Walker is a D-Day veteran with post-traumatic stress disorder; he can't return home to rural Nova Scotia, and looks instead to the city for freedom, anonymity and repair. As he finds his way from New York to Los Angeles and San Francisco, we witness a crucial period of fracture in American history, one that also allowed film noir to flourish. The Dream had gone sour but—as those dark, classic movies made clear—the country needed outsiders to study and to dramatize its new anxieties. Both an outsider and, gradually, an insider, Walker finds work as a journalist, and tries to piece his life together as America is beginning to come apart: riven by social and racial divisions, spiraling corruption, and the collapse of the inner cities. Robin Robertson's fluid verse pans with filmic immediacy across the postwar urban scene—and into the heart of an unforgettable character—in this highly original work of art.
PUBLISHERS WEEKLY
Shortlisted for the Man Booker Prize, this insistent novel in verse from Robertson (Sailing the Forest) captures a D-Day veteran's tortured reckoning with the postwar hollowing out of downtown Los Angeles. Back from Europe, Walker is mesmerized by L.A., "the city/ a magnesium strip; a carnival/ on one long midway." That romantic view is tempered by the city's underbelly of violence, racism, and poverty, which he encounters as a cub reporter.
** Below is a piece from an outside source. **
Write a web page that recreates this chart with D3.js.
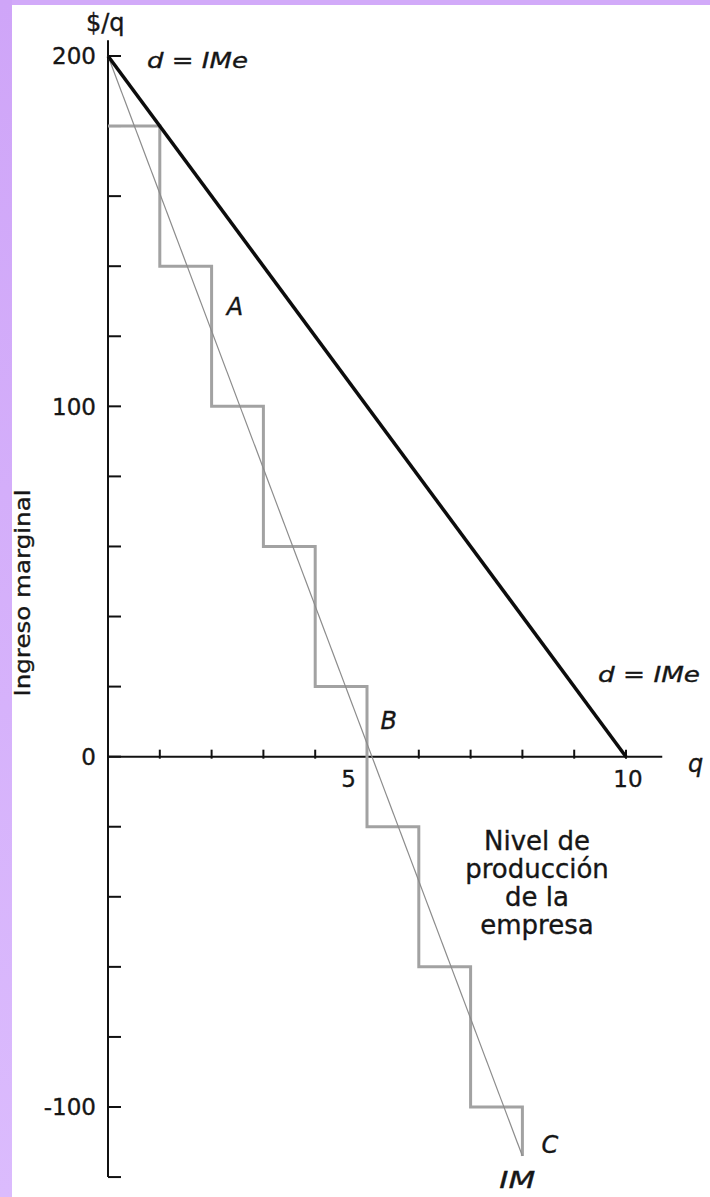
<html>

<head>
    <style>
        body {
            margin: 0;
            background: #fff;
        }

        text {
            font-family: "DejaVu Sans", sans-serif;
            fill: #161616;
            stroke: #161616;
            stroke-width: 0.35px;
        }

        .it {
            font-style: italic;
        }
    </style>
    <script src="https://d3js.org/d3.v7.min.js"></script>
</head>

<body>

    <svg id="chart"></svg>

    <script>
        // marginal revenue of each unit sold (one step per unit)
        var stepValues = [180, 140, 100, 60, 20, -20, -60, -100];
        var stepEnd = -114;

        // demand = average revenue, straight line
        var demand = [[0, 200], [10, 0]];

        // continuous marginal revenue line
        var mrLine = [[0, 200], [8, -114]];

        var xTicks = [1, 2, 3, 4, 5, 6, 7, 8, 9, 10];
        var xTickLabels = ["5", "10"];
        var yTicks = [-120, -100, -80, -60, -40, -20, 0, 20, 40, 60, 80, 100, 120, 140, 160, 180, 200];
        var yTickLabels = [200, 100, 0, -100];

        var W = 710, H = 1197;

        var svg = d3.select("svg#chart")
            .attr('width', W)
            .attr('height', H);

        // lavender frame on the left and top
        var grad = svg.append('defs').append('linearGradient')
            .attr('id', 'lav')
            .attr('x1', 0).attr('y1', 0).attr('x2', 0).attr('y2', 1);
        grad.append('stop').attr('offset', 0).attr('stop-color', '#cfa5f8');
        grad.append('stop').attr('offset', 1).attr('stop-color', '#dbbbfd');

        svg.append('rect').attr('width', W).attr('height', H).attr('fill', '#fff');
        svg.append('rect').attr('width', W).attr('height', 5).attr('fill', '#d2aaf9');
        svg.append('rect').attr('width', 12).attr('height', H).attr('fill', 'url(#lav)');

        var x = d3.scaleLinear()
            .domain([0, 10])
            .range([108, 626]);

        var y = d3.scaleLinear()
            .domain([-100, 200])
            .range([1107, 56]);

        var g = svg.append('g');

        // axes
        g.append('line')
            .attr('x1', x(0)).attr('x2', x(0))
            .attr('y1', y(204.5)).attr('y2', y(-120))
            .attr('stroke', '#111').attr('stroke-width', 2);

        g.append('line')
            .attr('x1', x(0)).attr('x2', x(10.7))
            .attr('y1', y(0)).attr('y2', y(0))
            .attr('stroke', '#111').attr('stroke-width', 2);

        g.selectAll('line.yt')
            .data(yTicks)
            .enter().append('line')
            .attr('class', 'yt')
            .attr('x1', x(0)).attr('x2', x(0) + 13)
            .attr('y1', function (d) { return y(d); })
            .attr('y2', function (d) { return y(d); })
            .attr('stroke', '#111').attr('stroke-width', 2);

        g.selectAll('line.xt')
            .data(xTicks)
            .enter().append('line')
            .attr('class', 'xt')
            .attr('x1', function (d) { return x(d); })
            .attr('x2', function (d) { return x(d); })
            .attr('y1', y(0) - 7).attr('y2', y(0) + 2)
            .attr('stroke', '#111').attr('stroke-width', 2);

        g.selectAll('text.yl')
            .data(yTickLabels)
            .enter().append('text')
            .attr('class', 'yl')
            .attr('x', x(0) - 12)
            .attr('y', function (d) { return y(d); })
            .attr('dy', '0.36em')
            .attr('text-anchor', 'end')
            .attr('font-size', 23)
            .text(function (d) { return d; });

        g.selectAll('text.xl')
            .data(xTickLabels)
            .enter().append('text')
            .attr('class', 'xl')
            .attr('x', function (d) { return d === "5" ? x(+d) - 11 : x(+d) + 2; })
            .attr('y', y(0) + 30)
            .attr('text-anchor', function (d) { return d === "5" ? 'end' : 'middle'; })
            .attr('font-size', 23)
            .text(function (d) { return d; });

        // step marginal revenue
        var stepPts = stepValues.map(function (v, i) { return [i, v]; });
        stepPts.push([stepValues.length, stepEnd]);

        var step = d3.line()
            .x(function (d) { return x(d[0]); })
            .y(function (d) { return y(d[1]); })
            .curve(d3.curveStepAfter);

        g.append('path')
            .attr('d', step(stepPts))
            .attr('fill', 'none')
            .attr('stroke', '#a2a2a2')
            .attr('stroke-width', 3);

        var line = d3.line()
            .x(function (d) { return x(d[0]); })
            .y(function (d) { return y(d[1]); });

        g.append('path')
            .attr('d', line(mrLine))
            .attr('fill', 'none')
            .attr('stroke', '#8c8c8c')
            .attr('stroke-width', 1.2);

        g.append('path')
            .attr('d', line(demand))
            .attr('fill', 'none')
            .attr('stroke', '#0c0c0c')
            .attr('stroke-width', 3.5);

        // labels
        g.append('text')
            .attr('x', 86).attr('y', 31)
            .attr('font-size', 24)
            .text('$/q');

        g.append('text')
            .attr('class', 'it')
            .attr('x', 147).attr('y', 68)
            .attr('font-size', 22)
            .attr('textLength', 101).attr('lengthAdjust', 'spacingAndGlyphs')
            .text('d = IMe');

        g.append('text')
            .attr('class', 'it')
            .attr('x', 598).attr('y', 682)
            .attr('font-size', 22)
            .attr('textLength', 102).attr('lengthAdjust', 'spacingAndGlyphs')
            .text('d = IMe');

        g.append('text')
            .attr('class', 'it')
            .attr('x', 688).attr('y', 772)
            .attr('font-size', 24)
            .text('q');

        g.append('text')
            .attr('transform', 'translate(30,593) rotate(-90)')
            .attr('text-anchor', 'middle')
            .attr('font-size', 22)
            .attr('textLength', 207).attr('lengthAdjust', 'spacingAndGlyphs')
            .text('Ingreso marginal');

        var pointLabels = g.append('g').attr('class', 'it').attr('font-size', 24);
        pointLabels.append('text').attr('x', x(2.45)).attr('y', y(126)).attr('text-anchor', 'middle').text('A');
        pointLabels.append('text').attr('x', x(5.42)).attr('y', y(8)).attr('text-anchor', 'middle').text('B');
        pointLabels.append('text').attr('x', x(8.53)).attr('y', y(-113)).attr('text-anchor', 'middle').text('C');
        pointLabels.append('text').attr('x', x(7.9)).attr('y', y(-123.2)).attr('text-anchor', 'middle')
            .attr('font-size', 23)
            .attr('textLength', 36).attr('lengthAdjust', 'spacingAndGlyphs').text('IM');

        var note = ["Nivel de", "producción", "de la", "empresa"];
        g.selectAll('text.note')
            .data(note)
            .enter().append('text')
            .attr('class', 'note')
            .attr('x', 537)
            .attr('y', function (d, i) { return 850 + i * 28; })
            .attr('text-anchor', 'middle')
            .attr('font-size', 26)
            .text(function (d) { return d; });
    </script>
</body>

</html>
Dismayed by Skid Row, he pitches a feature on homelessness that sends him up to San Francisco and its "play of height and depth, this/ changing sift of color and weather." Walker returns to find downtown L.A. being "demolished and rebuilt" into highway interchanges and parking lots. "The drumfire of falling/ buildings" calls back Walker's war memories, and Robertson skillfully intermingles imagery of battles in France and L.A.'s demolished blocks to powerfully contend that "cities are a kind of war." Less convincing is when Robertson exchanges his magnificent depictions for pedantry, including the declaration that "they call this progress, when it's really only greed." Still, this novel succeeds in bringing life to a crucial moment of urban history; Robertson's vision of Los Angeles under siege is simply indispensable.